People always wish that babies would come with instruction manuals. But they do have one, and it’s called their mother. I don’t know how they do it, but mothers always seemingly have the answer to every question and the solution to every problem. At least my mother did.
She wasn’t a doctor, but she always had a remedy for any illness. She wasn’t a teacher, but she always slew school homework. She wasn’t a fashion designer, but she always managed to put together a cute sartorial ensemble. And yes, she wasn’t a chef, but she always cooked the meanest adobo.
Aren’t all mothers like that? They simply make life better and brighter. In their presence, our most complicated problems melt away. In their loving embrace, our fortitude is made whole and our faith restored. One reassuring smile and we start believing we can conquer the world. They’re like our cars’ instruction manuals: They just know how to fix us. Without them, we feel broken and out of sync.
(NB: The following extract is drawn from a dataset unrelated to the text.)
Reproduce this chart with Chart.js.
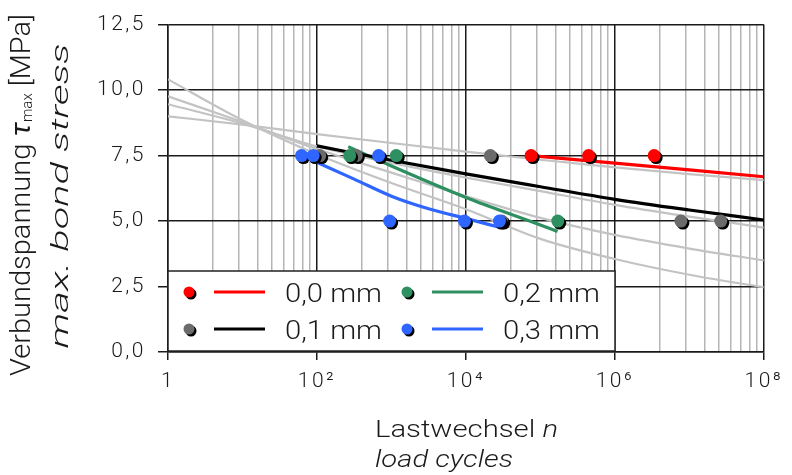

But that’s also the saddest thing about this mother-child relationship. Most of the time, we tend to view and treat our mothers only in the context of their fix-all usefulness in our lives. We remember to call or show up only when we need them to tell us that everything is going to be okay. We hardly ever think of their own need to have and feel us in their waning years.
Yesterday, my instruction manual was finally laid to her much-deserved rest. I imagine this would be like having to finish my personal race on my own. Like Michael Schumacher having to complete the 1994 Spanish Grand Prix stuck in fifth gear, I will now have to figure things out for myself. I will have to bring the car home without that guiding light, that inspiring voice, that comforting hand.
Happy Mother’s Day, Mom. Thank you for seeing me through.